Teachings and Beliefs
For this reason readers are referred to the website www.falundafa.org, where books containing the teachings of Falun Gong proper, namely Falun Gong and Zhuan Falun, can be read online or downloaded.
However, with that caveat in mind, it is possible to give a general sense for the prominent features of Falun Gong’s teachings and beliefs.
The practice is based on the premise that the universe, or its spirit, is fundamentally good. Its most basic elements, or qualities, are summarized as zhen shan ren, which roughly translate as trueness, goodness, and forbearance. The properties are said to inhere in all matter and life.
Offered in this worldview is the possibility of profound personal transformation. Through the study of Falun Gong’s teachings, or Fa, their application in one’s life, and the practice of Falun Gong’s physical discipline, the individual can progress to a state of ever greater self-realization and awakening that reflects his or her degree of attunement to zhen shan ren.

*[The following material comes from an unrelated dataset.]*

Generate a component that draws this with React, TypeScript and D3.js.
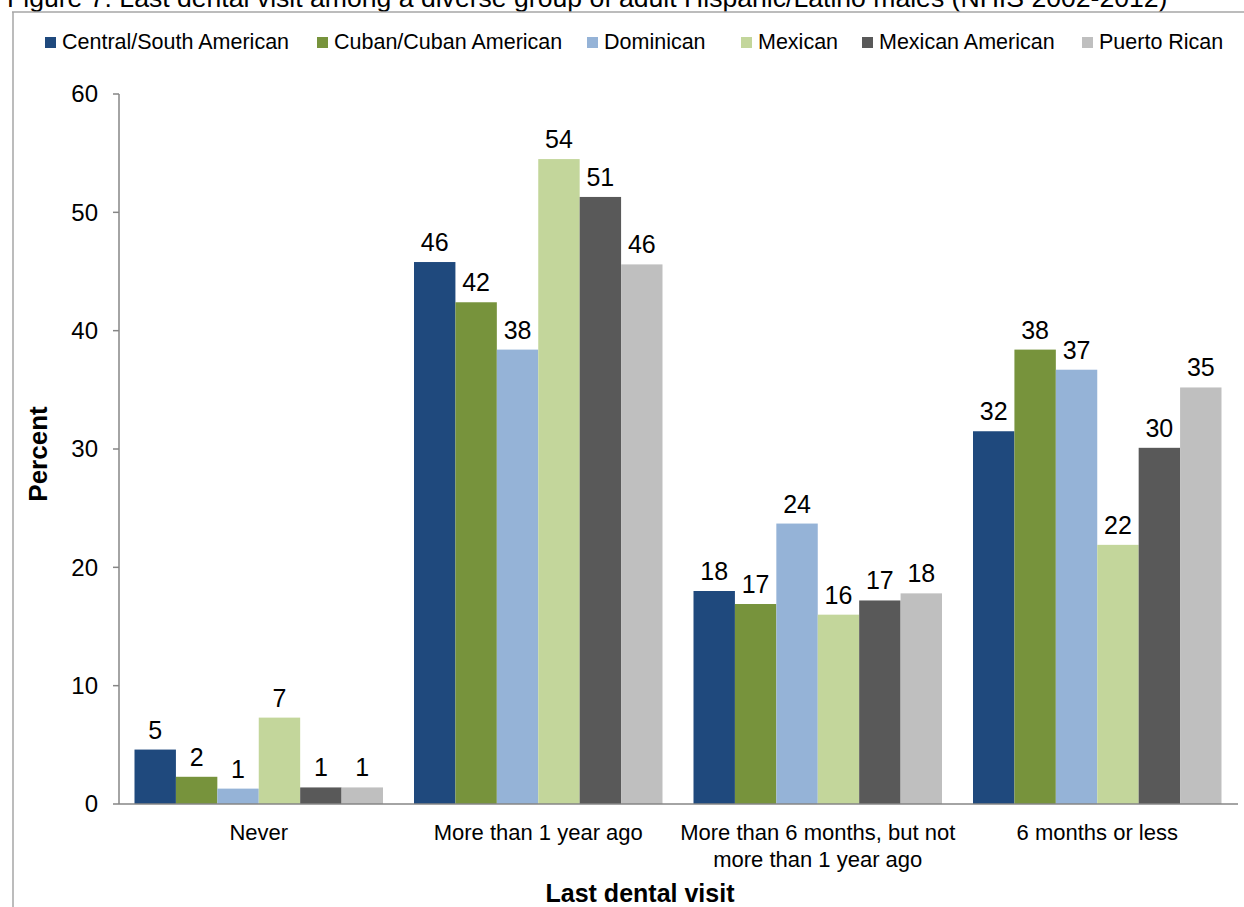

Central to this process is a belief that misfortune, suffering, and adversity—among other negative phenomena—are the result of karma in the life of the individual. Karma, in this view, is understood to be a material substance. Karma can be, is encouraged to be, reduced and paid off completely over time. With this comes a physical purity otherwise unavailable to the average person.
A corollary of karma is thought to be attachments, a sort of mental defilement that burdens the mind and insulates and/or alienates one, as does karma, from the deeper qualities of the cosmos. Attachments are removed through a process of self-cultivation in Falun Gong; the adherent develops, in light of the teachings, an ever-greater self-awareness that allows for discernment between what are his or her true and pure thoughts and those that are instead attachments, notions, or problematic desires. Thus one ceases to produce karma as before, as such, and gradually reduces its presence from before in the body.
One hallmark of this process specific to Falun Gong is the importance granted to “looking within.” The individual is called to look inside him or herself when met with adversity or conflict, peering into the recesses of the mind for impure motivations, attachments, etc. that might be the underlying source of what is externally manifested. In more familiar terms, you learn not to blame others. The universe, insofar as its workings mirror our own inner state, is ultimately a just and ordered place.
If the universe is ordered, it is not the product of entropy or happenstance in the Falun Gong view. Rather, the existence of higher, beneficent life forms is basic to its teachings, and it is their presence and workings that are believed to inform and shape the world around us.
The body itself, in keeping with traditional Chinese thought, is understood to be a receptacle of subtle energies. Such energies, when harnessed or refined, can be stored on a cellular level and utilized under certain, specific circumstances. Physical change, as in the case of the body, is predicated upon or moral and cognitive change. Without an elevation of the latter, the former is necessarily limited. If ordinarily “you are what you eat,” in the psycho-physical realm of self-cultivation, you are what you think.
Evil is very much a presence, or possibility, in this cosmology. If there is good in the universe, so too is there its opposite, evil.
Ultimately the Falun Gong universe might be described as one that is remarkably coherent, if not intelligible, and all the while ripe with the promise and potential of personal transformation.